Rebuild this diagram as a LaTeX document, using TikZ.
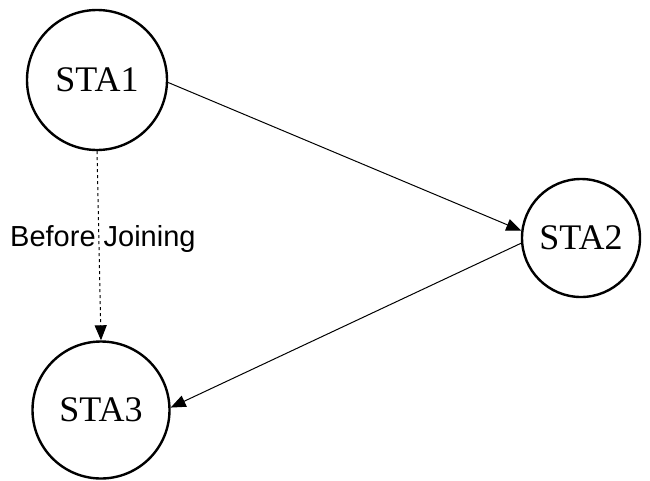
\documentclass[tikz,border=0pt]{standalone}
\usepackage{fontspec}
\setmainfont{Liberation Serif}
\newfontfamily\labelfont{Liberation Sans}
\usetikzlibrary{arrows.meta}
\begin{document}
\begin{tikzpicture}[x=1pt,y=-1pt,
  sta/.style={circle, draw, line width=2.4pt, minimum size=140pt, inner sep=0pt,
              font=\fontsize{36}{40}\selectfont},
  conn/.style={line width=1pt, -{Triangle[length=15pt,width=12pt]}},
  dotconn/.style={conn, dash pattern=on 3pt off 3pt},
  lbl/.style={anchor=base west, inner sep=0pt, font=\labelfont\fontsize{29}{32}\selectfont}
]
\useasboundingbox (0,0) rectangle (650,480);
\node[sta] (sta1) at (97,80) {STA1};
\node[sta, minimum size=118pt] (sta2) at (581,238) {STA2};
\node[sta, minimum size=137pt] (sta3) at (101,410) {STA3};
\draw[conn] (sta1.-2) -- (sta2.173);
\draw[conn] (sta2.185) -- (sta3.2);
\draw[dotconn] (sta1.south) -- (sta3.north);
\node[lbl] (label) at (10,246) {Before Joining};
\end{tikzpicture}
\end{document}
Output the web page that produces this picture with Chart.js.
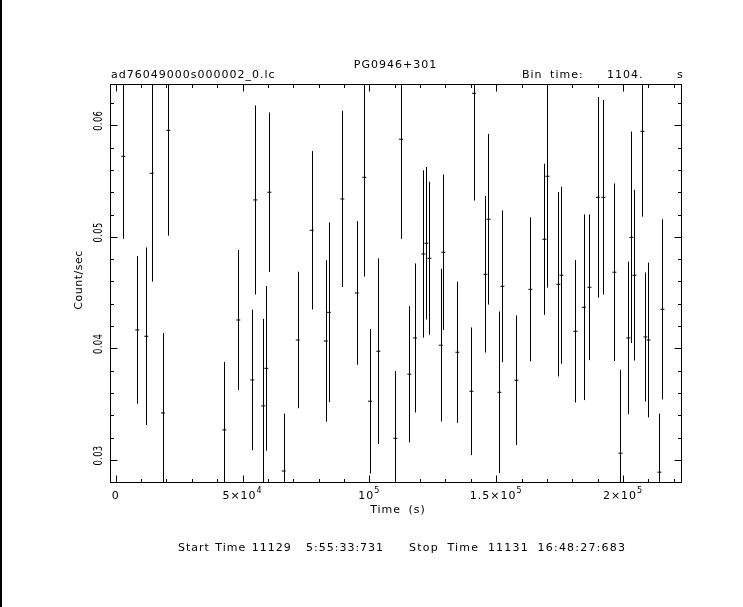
<!DOCTYPE html>
<html>
<head>
<meta charset="utf-8">
<script src="https://cdn.jsdelivr.net/npm/chart.js@4/dist/chart.umd.min.js"></script>
<style>
  html, body { margin: 0; padding: 0; background: #fff; }
  #wrap { width: 743px; height: 607px; position: relative; }
</style>
</head>
<body>
<div id="wrap"><canvas id="c" width="743" height="607"></canvas></div>
<script>
// ---- data ----
const times = [2997, 8517, 12066, 14195, 18650, 20740, 42821, 48341, 53862, 55044,
  58199, 59382, 60564, 66242, 71763, 77283, 82803, 83986, 89350, 95026,
  98023, 100270, 103543, 110246, 112494, 115766, 118014, 121287, 122470, 123652,
  128148, 129173, 134693, 140213, 141278, 145733, 146916, 151253, 152436, 157957,
  163477, 168997, 170180, 174517, 175700, 181220, 184532, 186740, 190053, 192261,
  196598, 198963, 202118, 203301, 204484, 207638, 208821, 210004, 214341, 215524];
const rates = [0.05722, 0.04166, 0.04109, 0.0557, 0.03422, 0.05955, 0.0327, 0.04255, 0.03718, 0.05331,
  0.03485, 0.03822, 0.054, 0.02902, 0.04076, 0.05059, 0.04067, 0.04324, 0.0534, 0.04497,
  0.05534, 0.03527, 0.03975, 0.03195, 0.05875, 0.03769, 0.04094, 0.04847, 0.04943, 0.04808,
  0.04029, 0.04862, 0.03966, 0.03616, 0.06287, 0.04665, 0.05158, 0.03607, 0.04557, 0.03715,
  0.0453, 0.04978, 0.05543, 0.04575, 0.04656, 0.04154, 0.04369, 0.04548, 0.05355, 0.05355,
  0.04683, 0.03061, 0.04094, 0.04996, 0.04656, 0.05946, 0.04103, 0.04076, 0.02891, 0.04351];
const errors = [0.0074, 0.00661, 0.00796, 0.00971, 0.00717, 0.00944, 0.00609, 0.00627, 0.0063, 0.00847,
  0.0078, 0.00738, 0.00715, 0.00514, 0.00612, 0.0071, 0.00724, 0.00805, 0.0079, 0.00644,
  0.0089, 0.00648, 0.00832, 0.00603, 0.00893, 0.00611, 0.00668, 0.0075, 0.00684, 0.00686,
  0.00684, 0.00697, 0.00633, 0.00572, 0.00962, 0.00702, 0.00765, 0.00724, 0.0068, 0.00581,
  0.00645, 0.00677, 0.00998, 0.00827, 0.00793, 0.00639, 0.00832, 0.00653, 0.00899, 0.00872,
  0.00796, 0.00747, 0.00683, 0.00948, 0.00765, 0.00765, 0.00578, 0.00693, 0.00525, 0.00808];

const xMajorTicks = [0, 50000, 100000, 150000, 200000];
const xTickLabels = ["0", "5×10^4", "10^5", "1.5×10^5", "2×10^5"];
const xMinorStep = 10000;
const yMajorTicks = [0.03, 0.04, 0.05, 0.06];
const yTickLabels = ["0.03", "0.04", "0.05", "0.06"];
const yMinorStep = 0.002;

const titleText = "PG0946+301";
const fileText = "ad76049000s000002_0.lc";
const binLabel = "Bin time:";
const binValue = "1104.";
const binUnit = "s";
const xTitle = "Time (s)";
const yTitle = "Count/sec";
const startText = "Start Time 11129";
const startClock = "5:55:33:731";
const stopText = "Stop Time 11131 16:48:27:683";

const FONT = '"DejaVu Sans"';

function txt(ctx, s, x, y, o) {
  o = o || {};
  ctx.save();
  ctx.translate(x, y);
  if (o.rot) ctx.rotate(o.rot);
  ctx.scale(o.sx || 1, 1);
  ctx.font = (o.size || 11) + 'px ' + FONT;
  ctx.letterSpacing = (o.ls === undefined ? 1 : o.ls) + 'px';
  ctx.wordSpacing = (o.ws === undefined ? 3 : o.ws) + 'px';
  ctx.textAlign = o.align || 'left';
  ctx.textBaseline = 'alphabetic';
  ctx.fillStyle = '#000';
  ctx.fillText(s, 0, 0);
  ctx.restore();
}

function drawPowLabel(ctx, label, cx, baseline) {
  const parts = label.split('^');
  ctx.save();
  ctx.letterSpacing = '1px';
  ctx.font = '11px ' + FONT;
  const wb = ctx.measureText(parts[0]).width;
  let ws = 0;
  if (parts[1]) { ctx.font = '8px ' + FONT; ws = ctx.measureText(parts[1]).width; }
  ctx.restore();
  const left = cx - (wb + ws) / 2;
  txt(ctx, parts[0], left, baseline, { size: 11 });
  if (parts[1]) txt(ctx, parts[1], left + wb, baseline - 6, { size: 8 });
}

const pgplot = {
  id: 'pgplot',
  afterDatasetsDraw(chart) {
    const ctx = chart.ctx, a = chart.chartArea;
    const xs = chart.scales.x, ys = chart.scales.y;
    ctx.save();
    ctx.beginPath();
    ctx.rect(a.left, a.top, a.right - a.left, a.bottom - a.top);
    ctx.clip();
    ctx.strokeStyle = '#000';
    ctx.lineWidth = 1;
    ctx.beginPath();
    for (let i = 0; i < times.length; i++) {
      const px = Math.round(xs.getPixelForValue(times[i])) + 0.5;
      const y1 = ys.getPixelForValue(rates[i] + errors[i]);
      const y2 = ys.getPixelForValue(rates[i] - errors[i]);
      ctx.moveTo(px, y1);
      ctx.lineTo(px, y2);
    }
    ctx.stroke();
    ctx.restore();
  },
  afterDraw(chart) {
    const ctx = chart.ctx, a = chart.chartArea;
    const xs = chart.scales.x, ys = chart.scales.y;
    const L = Math.round(a.left) + 0.5, R = Math.round(a.right) + 0.5;
    const T = Math.round(a.top) + 0.5, B = Math.round(a.bottom) + 0.5;
    ctx.save();
    ctx.strokeStyle = '#000';
    ctx.lineWidth = 1;
    ctx.strokeRect(L, T, R - L, B - T);
    ctx.beginPath();
    const xmin = xs.min, xmax = xs.max;
    for (let k = Math.ceil(xmin / xMinorStep); k * xMinorStep <= xmax; k++) {
      const v = k * xMinorStep;
      const major = xMajorTicks.indexOf(v) >= 0;
      const len = major ? 7 : 3.5;
      const px = Math.round(xs.getPixelForValue(v)) + 0.5;
      ctx.moveTo(px, B); ctx.lineTo(px, B - len);
      ctx.moveTo(px, T); ctx.lineTo(px, T + len);
    }
    const ymin = ys.min, ymax = ys.max;
    for (let k = Math.ceil(ymin / yMinorStep - 1e-9); k * yMinorStep <= ymax + 1e-12; k++) {
      const v = +(k * yMinorStep).toFixed(6);
      const major = yMajorTicks.some(t => Math.abs(t - v) < 1e-9);
      const len = major ? 7 : 3.5;
      const py = Math.round(ys.getPixelForValue(v)) + 0.5;
      ctx.moveTo(L, py); ctx.lineTo(L + len, py);
      ctx.moveTo(R, py); ctx.lineTo(R - len, py);
    }
    ctx.stroke();
    ctx.restore();

    xMajorTicks.forEach((v, i) => {
      drawPowLabel(ctx, xTickLabels[i], xs.getPixelForValue(v), 499);
    });
    yMajorTicks.forEach((v, i) => {
      const py = ys.getPixelForValue(v);
      txt(ctx, yTickLabels[i], 102, py - 4.5, { rot: -Math.PI / 2, align: 'center', size: 12, sx: 0.7, ls: 0.5 });
    });

    txt(ctx, titleText, (a.left + a.right) / 2, 68, { align: 'center' });
    txt(ctx, fileText, 111, 78);
    txt(ctx, binLabel, 522, 78);
    txt(ctx, binValue, 607, 78);
    txt(ctx, binUnit, 677, 78);
    txt(ctx, xTitle, 398, 513, { align: 'center' });
    txt(ctx, yTitle, 82, 280, { rot: -Math.PI / 2, align: 'center', ls: 0.5 });
    txt(ctx, startText, 178, 550.5, { ws: 1 });
    txt(ctx, startClock, 306, 550.5);
    txt(ctx, stopText, 409, 550.5, { ws: 4, ls: 1.2 });

    ctx.save();
    ctx.fillStyle = '#000';
    ctx.fillRect(0, 0, 2, chart.height);
    ctx.restore();
  }
};

new Chart(document.getElementById('c'), {
  type: 'scatter',
  data: {
    datasets: [{
      data: times.map((t, i) => ({ x: t, y: rates[i] })),
      pointStyle: 'line',
      pointRadius: 2,
      pointHoverRadius: 2,
      borderColor: '#000',
      backgroundColor: '#000',
      borderWidth: 1,
      showLine: false
    }]
  },
  options: {
    responsive: false,
    devicePixelRatio: 1,
    animation: false,
    events: [],
    layout: { padding: { left: 110, top: 84, right: 62, bottom: 125 } },
    plugins: { legend: { display: false }, tooltip: { enabled: false }, title: { display: false } },
    scales: {
      x: { type: 'linear', min: -2247, max: 222843, display: false },
      y: { type: 'linear', min: 0.02803, max: 0.0637, display: false }
    }
  },
  plugins: [pgplot]
});
</script>
</body>
</html>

==========

= TASK PROMPT =
List each line of the entries that holds the string "this".

= TASK SOLUTION =
Rebuild this diagram as a LaTeX document, using TikZ.
Output the web page that produces this picture with Chart.js.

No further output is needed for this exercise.